Saturday 9 January 2016, 8pm

Photo by Dawid Laskowski

Heather Leigh + Simon Fisher Turner

No Longer Available

London launch event for Heather Leigh's new album on Editions Mego, I Abused Animal. Joining her on the bill will be musician, songwriter, composer and producer, Simon Fisher Turner, in his first OTO appearance in over 5 years.

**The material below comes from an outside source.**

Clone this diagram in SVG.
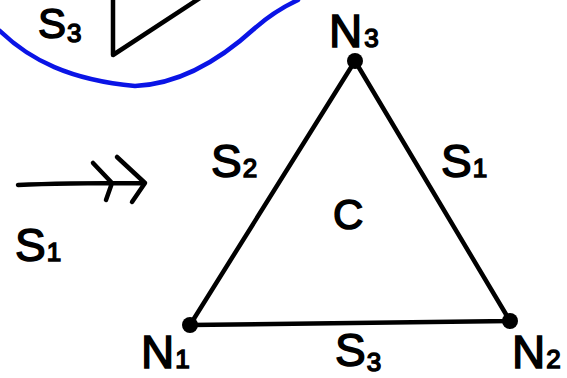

“All notions of the pedal steel’s laid-back, country harmony are shattered as Leigh extols jagged notes and blocks of electric noise that seem to rail against rock, jazz and other notions of freedom music.” – Dusted Magazine

Heather Leigh

The daughter of a coal miner, weaving a trail from West Virginia to Texas and now residing in Scotland, Heather Leigh furthers the vast unexplored reaches of pedal steel guitar. Her playing is as physical as it is phantom, combining spontaneous compositions with a feel for the full interaction of flesh with hallucinatory power sources. With a rare combination of sensitivity and strength, Leigh’s steel mainlines sanctified slide guitar and deforms it using hypnotic tone-implosions, juggling walls of bleeding amp tone with choral vocal constructs and wrenching single note ascensions. In recent years Leigh has been touring the world extensively as a solo artist following the release of her studio album, ‘I Abused Animal’ on Ideologic Organ/Editions Mego and in BRÖTZMANN/LEIGH, a duo with Peter Brötzmann, who have released 2 albums, ‘Ears Are Filled With Wonder’ and ‘Sex Tape’ on Trost. A new BRÖTZMANN/LEIGH studio LP/CD is forthcoming in 2018 and she’s currently working on a new solo LP for Editions Mego.

Simon Fisher Turner

Simon Fisher Turner is renowned for his film soundtrack work which began in collaboration with Derek Jarman, for whom he scored many feature films, from Caravaggio (1986) through to Jarman’s final work Blue (1993). Caravaggio began a long relationship with the BFI, with Fisher Turner composing the score for restorations of three silent films, Un Chant D’Amour (dir. Jean Genet, 1950), The Great White Silence (dir. Herbert Ponting, 1924), and The Epic of Everest (dir. Captain John Noel, 1924), for which he won a prestigious Ivor Novello Award. His most recent work, A Quiet Corner in Time (2020), is a collaboration with the ceramist and author Edmund de Waal.